Categories: Hoping for Love, Tentative Steps


Last week, for the first time in almost 5 years, I took a full week’s vacation.

My son was scheduled to spend the week on an island with his Dad and paternal grandparents.  I, though sorry to hug him goodbye, had a lump in my throat and permanent adrenaline coursing through my body.  A holiday!

I had a small suitcase packed with two bathing suits and white terry shorts, my iPod and three books, a bottle of perfume, and, perhaps most importantly, no Internet connection.  I did bring my Blackberry (I’m an addict, after all)  but I only read my urgent email and didn’t respond to a thing: everything could wait till Monday.  I had a vacation to inhale.

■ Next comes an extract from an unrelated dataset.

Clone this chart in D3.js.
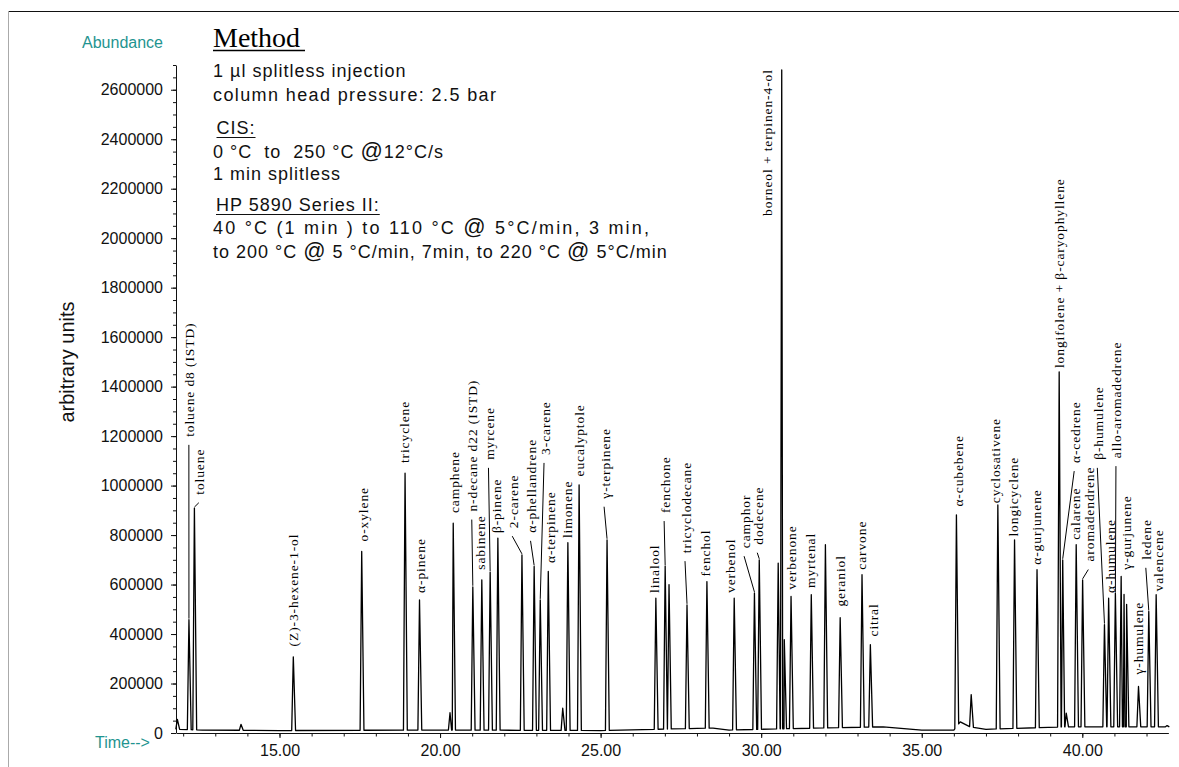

The destination shifted a few times but the company did not.  My vacation companion would be my new friend: a tall, dark man with curly black hair and a quiet manner.  We’d only been hanging out for three months, playing that odd furtive get-to-know-you-game.  In this case, it had been complicated for my intense desire to keep my son far from any semblance of a romantic life.  My feelings were bundled into a fray of exposed electronic wires: nervousness, doubt, giddiness, hesitancy.  I continually felt like something was off but I assured myself: of course it feels wrong, this is brand new, senseless territory.  Coy romance games suck even more royally when you’re not a naive twenty-something.  Go with it, I told myself, go with it.